This sounds wonderful; I'm a fan of organized play when done right, and I think that WotC can do it. I loved running Encounters, and we got a pretty great turnout (at least 2-3 full tables a season), but I know every DM there was pissed when we had to start buying our own modules. We were already spending our time prepping and running the games because we love to play and bring people into the hobby, and charging us to be the marketing arm was too much.
I do hope they break the exclusive ties to Forgotten Realms, though; I know it's a popular setting, but there's so much more to D&D than the "fantasy kitchen sink" of FR. The Dark Sun Encounters season was really popular because people didn't know there was such a thing as post-apocalypse D&D, and they were excited to try it. Having an occasional Encounters season, Expedition module or Epic event in a different setting would show off the variety of D&D, and be a great selling point for the inevitable books about those settings.
Also, here's hoping that they tie these "adventurer logs" into an online system where people can build characters, trade items and learn about factions. Online support from WotC has been severely lacking, but setting up a system here could do wonders to keep people engaged in the events, help them find groups, encourage them to buy splatbook X for the upcoming Epic event, and act as a gateway to paid D&D Insider subscriptions.
EDIT: Read the entire thing on the WotC page, and now I'm both excited and confused.
Progression and Rewards
All D&D Adventurers League play is supported through a certificate system. Some items and rewards are only awarded through certificates, but the main purpose of the certificate is it unlocks the ability for you to trade the item to another character. Magic items are rare and special treasures in D&D Adventurers League play, and we want them to feel as such through representation as a cool certificate.
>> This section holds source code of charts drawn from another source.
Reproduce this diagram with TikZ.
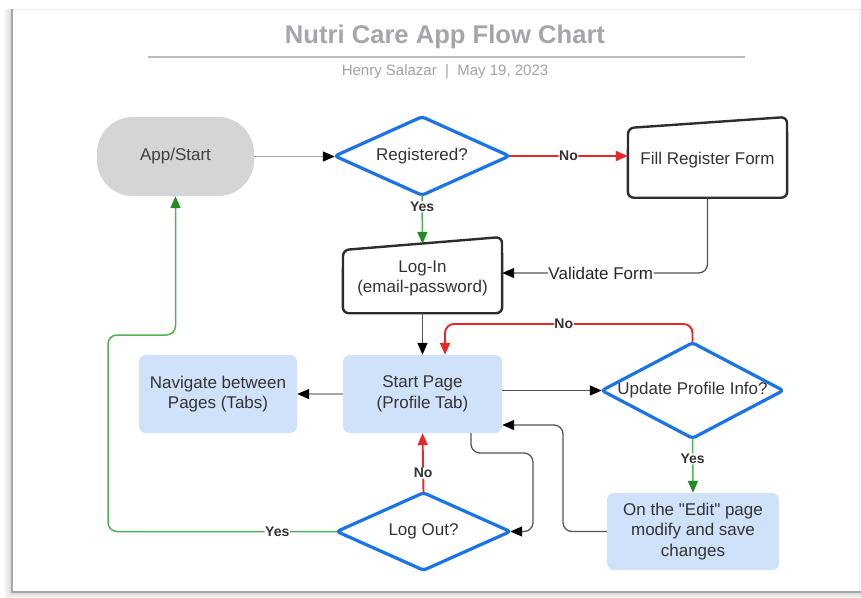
\documentclass[tikz,border=0pt]{standalone}
\usepackage{fontspec}
\setmainfont{Liberation Sans}
\newfontfamily\plainquotes{Liberation Sans}[Ligatures=ResetAll]
\newcommand{\dq}{{\plainquotes\symbol{34}}}
\usetikzlibrary{arrows.meta}

\definecolor{txt}{RGB}{51,51,51}
\definecolor{titlegray}{RGB}{163,166,173}
\definecolor{rulegray}{RGB}{185,188,194}
\definecolor{subgray}{RGB}{160,163,170}
\definecolor{startgray}{RGB}{212,213,215}
\definecolor{blueline}{RGB}{26,115,232}
\definecolor{bluefill}{RGB}{207,226,249}
\definecolor{outline}{RGB}{45,45,45}
\definecolor{redline}{RGB}{232,40,40}
\definecolor{greenline}{RGB}{84,176,84}
\definecolor{greenhead}{RGB}{34,139,34}
\definecolor{connector}{RGB}{85,85,85}
\definecolor{lightconn}{RGB}{165,165,165}

\tikzset{
  nodetext/.style={font=\fontsize{17}{20.5}\selectfont, text=txt, align=center},
  boxframe/.style={nodetext, minimum width=#1, inner sep=0pt},
  bluebox/.style={nodetext, fill=bluefill, rounded corners=7pt, inner sep=0pt},
  decision/.style={draw=blueline, line width=3.2pt, line join=round, rounded corners=3pt},
  manualin/.style={draw=outline, line width=2.4pt, line join=round, rounded corners=6pt},
  lbl/.style={font=\bfseries\fontsize{14}{16}\selectfont, text=txt, fill=white, inner sep=0.6pt},
  conn/.style={draw=connector, line width=1.3pt, rounded corners=9pt,
    -{Triangle[length=12pt,width=10pt,color=black]}},
  lightconn/.style={conn, draw=lightconn},
  noconn/.style={draw=redline, line width=1.9pt, rounded corners=9pt,
    -{Triangle[length=12pt,width=10pt,color=redline]}},
  yesconn/.style={draw=greenline, line width=1.5pt, rounded corners=9pt,
    -{Triangle[length=12pt,width=10pt,color=greenhead]}},
}

\begin{document}
\begin{tikzpicture}[x=1pt,y=-1pt]
\useasboundingbox (0,0) rectangle (861,597);

% card with soft shadow on the left and bottom edges
\fill[white] (0,0) rectangle (861,597);
\foreach \d/\o in {6/0.05,4/0.08,2/0.12}{
  \draw[black, opacity=\o, line width=2pt] (12-\d,9) -- (12-\d,592+\d) -- (861,592+\d);
}
\draw[black!8, line width=1pt] (12,9) -- (861,9);
\draw[black!6, line width=1pt] (859,9) -- (859,592);
\draw[black!35, line width=1.8pt] (12,9) -- (12,592) -- (861,592);

% heading
\node[font=\bfseries\fontsize{25.6}{30}\selectfont, text=titlegray] (title) at (445,37) {Nutri Care App Flow Chart};
\draw[rulegray, line width=2pt] (148,57) -- (745,57);
\node[font=\fontsize{15}{17}\selectfont, text=subgray] (subtitle) at (445,72) {Henry Salazar \;|\; May 19, 2023};

% terminal
\node[nodetext, text=black!75, fill=startgray, rounded corners=36pt,
      minimum width=157pt, minimum height=79pt, inner sep=0pt] (app) at (175.5,156.5) {App/Start};

% decisions (diamonds drawn on invisible frames)
\node[nodetext, minimum width=174pt, minimum height=78pt, inner sep=0pt] (reg) at (422,156) {Registered?};
\draw[decision] (reg.west) -- (reg.north) -- (reg.east) -- (reg.south) -- cycle;

\node[nodetext, minimum width=181pt, minimum height=95pt, inner sep=0pt] (upd) at (692.5,390.5) {Update Profile Info?};
\draw[decision] (upd.west) -- (upd.north) -- (upd.east) -- (upd.south) -- cycle;

\node[nodetext, minimum width=173pt, minimum height=77pt, inner sep=0pt] (logout) at (423.5,531.5) {Log Out?};
\draw[decision] (logout.west) -- (logout.north) -- (logout.east) -- (logout.south) -- cycle;

% manual input boxes (slanted top edge)
\node[boxframe=159pt, minimum height=75pt] (fill) at (707.5,160) {Fill Register Form};
\coordinate (fillTL) at (628,128);
\coordinate (fillTR) at (787,117);
\draw[manualin] (fill.south west) -- (fillTL) -- (fillTR) -- (fill.south east) -- cycle;

\node[boxframe=159pt, minimum height=69pt] (login) at (422.5,278.5) {Log-In\\(email-password)};
\coordinate (loginTL) at (343,250);
\coordinate (loginTR) at (502,237);
\draw[manualin] (login.south west) -- (loginTL) -- (loginTR) -- (login.south east) -- cycle;

% process boxes
\node[bluebox, minimum width=159pt, minimum height=78pt] (start) at (422.5,394) {Start Page\\(Profile Tab)};
\node[bluebox, minimum width=158pt, minimum height=78pt] (nav) at (218,394) {Navigate between\\Pages (Tabs)};
\node[bluebox, minimum width=172pt, minimum height=77pt] (edit) at (693,531.5) {On the \dq Edit\dq{} page\\modify and save\\changes};

% connectors
\draw[lightconn] (app.east) -- (reg.west |- app.east);
\draw[noconn] (reg.east) -- node[lbl, pos=0.5] {No} (reg.east -| fill.west);
\draw[yesconn] (reg.south) -- node[lbl, pos=0.24] {Yes} (login.north);
\draw[conn] (fill.south) |- node[nodetext, text=black!85, fill=white, inner sep=0.6pt, pos=0.76] {Validate Form} ([yshift=5.5pt]login.east);
\draw[conn] (login.south) -- (start.north);
\draw[lightconn] (start.west) -- (nav.east);
\draw[conn] (start.east |- upd.west) -- (upd.west);

\coordinate (noTurn) at (445,324);
\draw[noconn] (upd.north) |- node[lbl, pos=0.76] {No} (noTurn) -- (noTurn |- start.north);

\draw[yesconn] (upd.south) -- node[lbl, pos=0.38] {Yes} (edit.north);

\coordinate (backTurn) at (563,425);
\draw[conn] (edit.west) -| (backTurn) -- (backTurn -| start.east);

\coordinate (downA) at (471,453);
\coordinate (downB) at (533,453);
\draw[conn] (downA |- start.south) -- (downA) -- (downB) |- (logout.east);

\draw[noconn] (logout.north) -- node[lbl, pos=0.33] {No} (start.south);

\coordinate (yesTurn) at (108,335);
\draw[yesconn] (logout.west) -| node[lbl, pos=0.13] {Yes} (yesTurn) -| (app.south);

\end{tikzpicture}
\end{document}
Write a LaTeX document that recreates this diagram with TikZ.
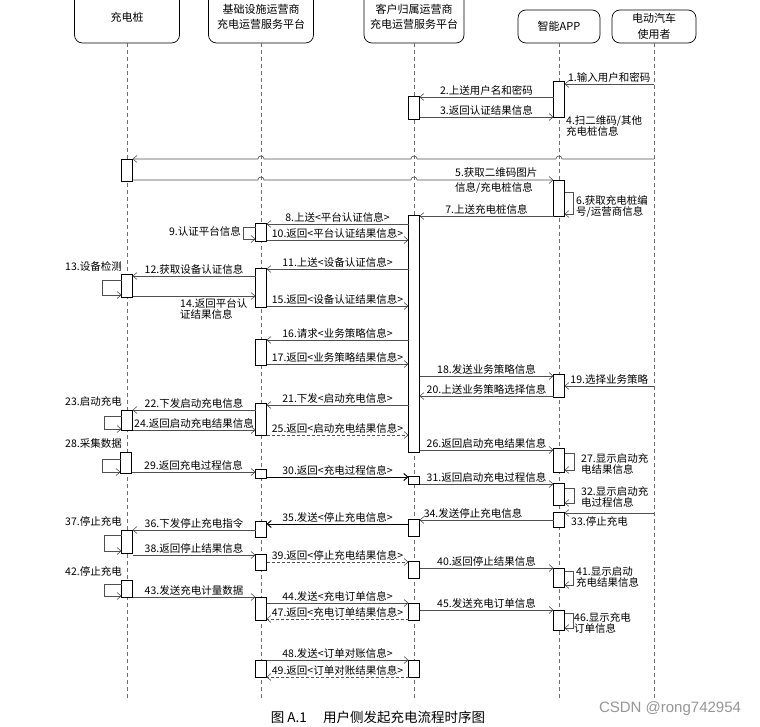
\documentclass[tikz,border=0pt]{standalone}
\usepackage{fontspec}
\setmainfont{Noto Sans CJK SC}
\newfontfamily\wmfont{Liberation Sans}
\usetikzlibrary{arrows.meta}
\definecolor{msggray}{RGB}{80,80,80}
\definecolor{lifegray}{RGB}{110,110,110}
\definecolor{markgray}{RGB}{150,150,150}

% activation box: name, x, top, bottom
\newcommand{\actbox}[4]{%
  \node[act, minimum height={#4-#3}] (#1) at (#2,{(#3+#4)/2}) {};}
% small hop over a lifeline (leftward / rightward)
\newcommand{\hopleft}[2]{-- ({#1+3},#2) .. controls +(0,-4) and +(0,-4) .. ({#1-3},#2)}
\newcommand{\hopright}[2]{-- ({#1-3},#2) .. controls +(0,-4) and +(0,-4) .. ({#1+3},#2)}

\begin{document}
\begin{tikzpicture}[x=1pt, y=-1pt,
  lifehead/.style={draw, line width=0.7pt, rounded corners=8pt, fill=white,
                   align=center, inner sep=0pt, font=\fontsize{11}{15.5}\selectfont},
  act/.style={draw, line width=0.8pt, fill=white, minimum width=11pt,
              inner sep=0pt, outer sep=0pt},
  life/.style={draw=lifegray, line width=0.5pt, dash pattern=on 4pt off 3pt},
  msg/.style={draw=msggray, line width=0.6pt, -{Straight Barb[length=4pt,width=7pt]}},
  thickmsg/.style={msg, line width=1pt, draw=black},
  ret/.style={msg, dash pattern=on 3pt off 2pt},
  lbl/.style={inner sep=1pt, font=\fontsize{10.5}{11.5}\selectfont},
  sidenote/.style={lbl, align=left, font=\fontsize{10.5}{11}\selectfont},
]
\useasboundingbox (0,0) rectangle (760,727);

% lifeline heads
\node[lifehead, minimum width=105, minimum height=52] (pile)  at (127,17) {充电桩};
\node[lifehead, minimum width=105, minimum height=52] (infra) at (261,17) {基础设施运营商\\充电运营服务平台};
\node[lifehead, minimum width=100, minimum height=52] (cust)  at (414,17) {客户归属运营商\\充电运营服务平台};
\node[lifehead, minimum width=82, minimum height=33]  (app)   at (559,26.5) {智能APP};
\node[lifehead, minimum width=84, minimum height=33]  (user)  at (654,26.5) {电动汽车\\使用者};

\foreach \who in {pile,infra,cust,app,user}
  \draw[life] (\who.south) -- (\who.south |- 0,700);

% activation boxes
\actbox{a1}{559}{81}{117}
\actbox{c1}{414}{96}{119}
\actbox{p1}{127}{159}{181}
\actbox{a2}{559}{180}{216}
\actbox{c2}{414}{215}{452}
\actbox{i1}{261}{223}{241}
\actbox{i2}{261}{268}{307}
\actbox{p2}{127}{274}{297}
\actbox{i3}{261}{339}{365}
\actbox{a3}{559}{374}{397}
\actbox{i4}{261}{403}{435}
\actbox{p3}{127}{410}{430}
\actbox{a4}{559}{448}{472}
\actbox{p4}{126}{452}{473}
\actbox{i5}{261}{469}{478}
\actbox{c3}{414}{476}{484}
\actbox{a5}{559}{483}{505}
\actbox{a6}{559}{512}{527}
\actbox{c4}{414}{519}{536}
\actbox{i6}{261}{521}{537}
\actbox{p5}{127}{530}{553}
\actbox{i7}{261}{554}{570}
\actbox{c5}{414}{561}{578}
\actbox{a7}{559}{568}{587}
\actbox{p6}{127}{580}{597}
\actbox{i8}{261}{597}{620}
\actbox{c6}{414}{603}{620}
\actbox{a8}{559}{610}{630}
\actbox{i9}{261}{660}{677}
\actbox{c7}{414}{660}{677}

% login
\draw[msg] (user.south|-0,84) -- node[lbl, above] (l1) {1.输入用户和密码} (a1.east|-0,84);
\draw[msg] (a1.west|-0,97) -- node[lbl, above] (l2) {2.上送用户名和密码} (c1.east|-0,97);
\draw[msg] (c1.east|-0,117) -- node[lbl, above] (l3) {3.返回认证结果信息} (a1.west|-0,117);
\node[sidenote, anchor=north west] (l4) at (565,114) {4.扫二维码/其他\\充电桩信息};

% scan code
\draw[msg] (user.south|-0,159) \hopleft{559}{159} \hopleft{414}{159} \hopleft{261}{159}
  -- (p1.east|-0,159);
\draw[msg] (p1.east|-0,180) \hopright{261}{180} \hopright{414}{180} -- (a2.west|-0,180);
\node[lbl, anchor=south west] (l5a) at (454,179) {5.获取二维码图片};
\node[lbl, anchor=north west] (l5b) at (454,181) {信息/充电桩信息};
\draw[msg] (a2.east|-0,192) -- ++(9,0) |- (a2.east|-0,214);
\node[sidenote, anchor=north west] (l6) at (575,194) {6.获取充电桩编\\号/运营商信息};
\draw[msg] (a2.west|-0,216) -- node[lbl, above] (l7) {7.上送充电桩信息} (c2.east|-0,216);

% platform and device authentication
\draw[msg] (c2.west|-0,224) -- node[lbl, above] (l8) {8.上送<平台认证信息>} (i1.east|-0,224);
\draw[msg] (i1.west|-0,227) -- ++(-12,0) |- (i1.west|-0,239);
\node[lbl, anchor=east] (l9) at (242,231) {9.认证平台信息};
\draw[msg] (i1.east|-0,240) -- node[lbl, above] (l10) {10.返回<平台认证结果信息>} (c2.west|-0,240);
\draw[msg] (c2.west|-0,269) -- node[lbl, above] (l11) {11.上送<设备认证信息>} (i2.east|-0,269);
\draw[msg] (i2.west|-0,276) -- node[lbl, above] (l12) {12.获取设备认证信息} (p2.east|-0,276);
\draw[msg] (p2.west|-0,280) -- ++(-19,0) |- (p2.west|-0,295);
\node[lbl, anchor=south east] (l13) at (123,273) {13.设备检测};
\draw[msg] (p2.east|-0,296) -- (i2.west|-0,296);
\node[sidenote, anchor=north west] (l14) at (179,297) {14.返回平台认\\证结果信息};
\draw[msg] (i2.east|-0,306) -- node[lbl, above] (l15) {15.返回<设备认证结果信息>} (c2.west|-0,306);

% business strategy
\draw[msg] (c2.west|-0,340) -- node[lbl, above] (l16) {16.请求<业务策略信息>} (i3.east|-0,340);
\draw[msg] (i3.east|-0,364) -- node[lbl, above] (l17) {17.返回<业务策略结果信息>} (c2.west|-0,364);
\draw[msg] (c2.east|-0,376) -- node[lbl, above] (l18) {18.发送业务策略信息} (a3.west|-0,376);
\draw[msg] (user.south|-0,386) -- node[lbl, above] (l19) {19.选择业务策略} (a3.east|-0,386);
\draw[msg] (a3.west|-0,396) -- node[lbl, above] (l20) {20.上送业务策略选择信息} (c2.east|-0,396);

% start charging
\draw[msg] (c2.west|-0,405) -- node[lbl, above] (l21) {21.下发<启动充电信息>} (i4.east|-0,405);
\draw[msg] (i4.west|-0,410) -- node[lbl, above] (l22) {22.下发启动充电信息} (p3.east|-0,410);
\draw[msg] (p3.west|-0,416) -- ++(-17,0) |- (p3.west|-0,429);
\node[lbl, anchor=south east] (l23) at (123,408) {23.启动充电};
\draw[msg] (p3.east|-0,430) -- node[lbl, above] (l24) {24.返回启动充电结果信息} (i4.west|-0,430);
\draw[ret] (i4.east|-0,435) -- node[lbl, above] (l25) {25.返回<启动充电结果信息>} (c2.west|-0,435);
\draw[msg] (c2.east|-0,450) -- node[lbl, above] (l26) {26.返回启动充电结果信息} (a4.west|-0,450);
\draw[msg] (a4.east|-0,453) -- ++(10,0) |- (a4.east|-0,470);
\node[sidenote, anchor=north west] (l27) at (580,452) {27.显示启动充\\电结果信息};

% charging process
\draw[msg] (p4.west|-0,459) -- ++(-18,0) |- (p4.west|-0,472);
\node[lbl, anchor=south east] (l28) at (123,450) {28.采集数据};
\draw[msg] (p4.east|-0,472) -- node[lbl, above] (l29) {29.返回充电过程信息} (i5.west|-0,472);
\draw[thickmsg] (i5.east|-0,477) -- node[lbl, above] (l30) {30.返回<充电过程信息>} (c3.west|-0,477);
\draw[msg] (c3.east|-0,484) -- node[lbl, above] (l31) {31.返回启动充电过程信息} (a5.west|-0,484);
\draw[msg] (a5.east|-0,488) -- ++(10,0) |- (a5.east|-0,503);
\node[sidenote, anchor=north west] (l32) at (580,485) {32.显示启动充\\电过程信息};

% stop charging
\draw[msg] (user.south|-0,513) -- (a6.east|-0,513);
\node[lbl, anchor=west] (l33) at (570,521) {33.停止充电};
\draw[msg] (a6.west|-0,520) -- node[lbl, above, pos=0.6] (l34) {34.发送停止充电信息} (c4.east|-0,520);
\draw[thickmsg] (c4.west|-0,524) -- node[lbl, above] (l35) {35.发送<停止充电信息>} (i6.east|-0,524);
\draw[msg] (i6.west|-0,530) -- node[lbl, above] (l36) {36.下发停止充电指令} (p5.east|-0,530);
\draw[msg] (p5.west|-0,535) -- ++(-17,0) |- (p5.west|-0,551);
\node[lbl, anchor=south east] (l37) at (123,528) {37.停止充电};
\draw[msg] (p5.east|-0,555) -- node[lbl, above] (l38) {38.返回停止结果信息} (i7.west|-0,555);
\draw[ret] (i7.east|-0,562) -- node[lbl, above] (l39) {39.返回<停止充电结果信息>} (c5.west|-0,562);
\draw[msg] (c5.east|-0,568) -- node[lbl, above] (l40) {40.返回停止结果信息} (a7.west|-0,568);
\draw[msg] (a7.east|-0,571) -- ++(9,0) |- (a7.east|-0,585);
\node[sidenote, anchor=north west] (l41) at (575,565) {41.显示启动\\充电结果信息};

% order
\draw[msg] (p6.west|-0,584) -- ++(-17,0) |- (p6.west|-0,596);
\node[lbl, anchor=south east] (l42) at (123,578) {42.停止充电};
\draw[msg] (p6.east|-0,597) -- node[lbl, above] (l43) {43.发送充电计量数据} (i8.west|-0,597);
\draw[msg] (i8.east|-0,603) -- node[lbl, above] (l44) {44.发送<充电订单信息>} (c6.west|-0,603);
\draw[msg] (c6.east|-0,610) -- node[lbl, above] (l45) {45.发送充电订单信息} (a8.west|-0,610);
\draw[msg] (a8.east|-0,613) -- ++(9,0) |- (a8.east|-0,628);
\node[sidenote, anchor=north west] (l46) at (573,611) {46.显示充电\\订单信息};
\draw[ret] (c6.west|-0,619) -- node[lbl, above] (l47) {47.返回<充电订单结果信息>} (i8.east|-0,619);

% reconciliation
\draw[msg] (i9.east|-0,660) -- node[lbl, above] (l48) {48.发送<订单对账信息>} (c7.west|-0,660);
\draw[ret] (c7.west|-0,677) -- node[lbl, above] (l49) {49.返回<订单对账结果信息>} (i9.east|-0,677);

\node[font=\fontsize{13.5}{15}\selectfont] (caption) at (378,717) {图 A.1\hspace{1.2em}用户侧发起充电流程时序图};
\node[font=\wmfont\fontsize{15}{17}\selectfont, text=markgray] (mark) at (670,709) {CSDN @rong742954};
\end{tikzpicture}
\end{document}
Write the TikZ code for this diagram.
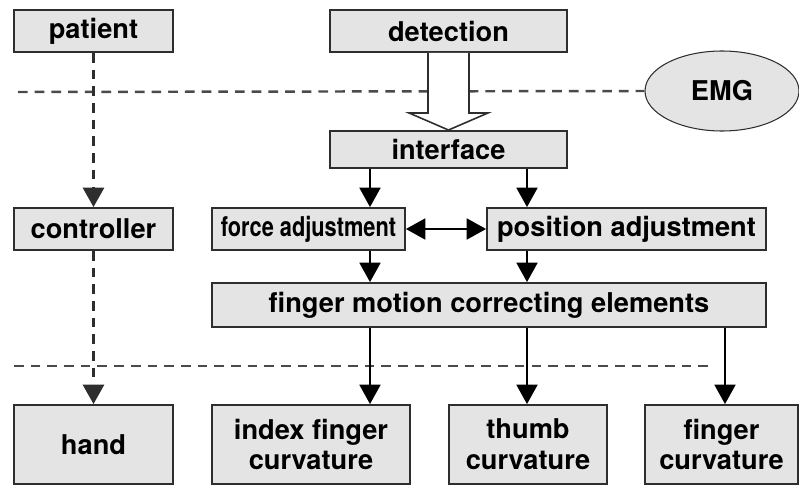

Since when has magic been rare in the Realms? There are +1 swords all over the place, wizard guilds in every major city, and the literally thousands of adventuring parties that roam the Realms all have at least a wizard and cleric. I get what they were going for with rarity, but either they are only counting epic level items or people are going to have bricks of certificates in about a year's time.
Advanced Play: D&D Expeditions
If you like a deeper dive into a "convention-style" campaign experience, then D&D Expeditions is for you. Set in the Moonsea region of the Forgotten Realms, you'll explore the storyline as it affects the denizens of that area of Faerûn. Here, you'll get to take your character from its humble beginnings to the heights of high level play, and have a chance to really influence your region through your character's actions and the actions of your faction.
Adventures are delivered digitally as PDFs to stores and conventions requesting them, and debut at selected conventions around North America throughout the storyline. If you play in a debut of an adventure, you'll have the opportunity to give feedback and shape the ongoing storyline. In addition, these adventures will be supported with kits that contain the certificates for the magic items and other special stuff that characters can earn through play.
We expect that D&D Expeditions will become the public's D&D campaign, growing and changing as events resolve and new threats emerge. Each storyline visits a different area of the Moonsea, affecting some change there, and all the factions are involved. For Tyranny of Dragons, we'll be setting adventures in and around the town of Phlan, an old fan-favorite from the days of Pool of Radiance.
Reading between the lines, it sounds like Encounters going to be taking a backseat to the Expeditions, with the former serving as a springboard for the latter, and quickly discarded. That's an interesting move, because it means they are expecting enough new players or old hands who like low-level play to keep Encounters running simultaneously as weekly events (it says that Expeditions encounters are available on request, and if they want it to be the public face it can't be convention-only or limited to a couple of adventures a year).
Honestly, I'm not sure what the advantage is for setting it up in three categories; my own two cents, I would have set up Epic as the special event games, and kept Encounters as the ground-level campaigns. It's easy enough to run games set in the 5th Edition version of the Heroic tier (first 10 levels), and that way you maximize the chances of getting a full table of both old and new players, with the module and table demographics adjusted to provide a suitable challenge for everyone. That way, new players don't feel like their playing the training-wheels version, but instead are right in there, having fun with the experienced players and forming the social connections to get them to be regular players (read: regular consumers of RPG products). Meanwhile, the characters carry over and can be used for multiple seasons and at these Epic events, giving some nice continuity.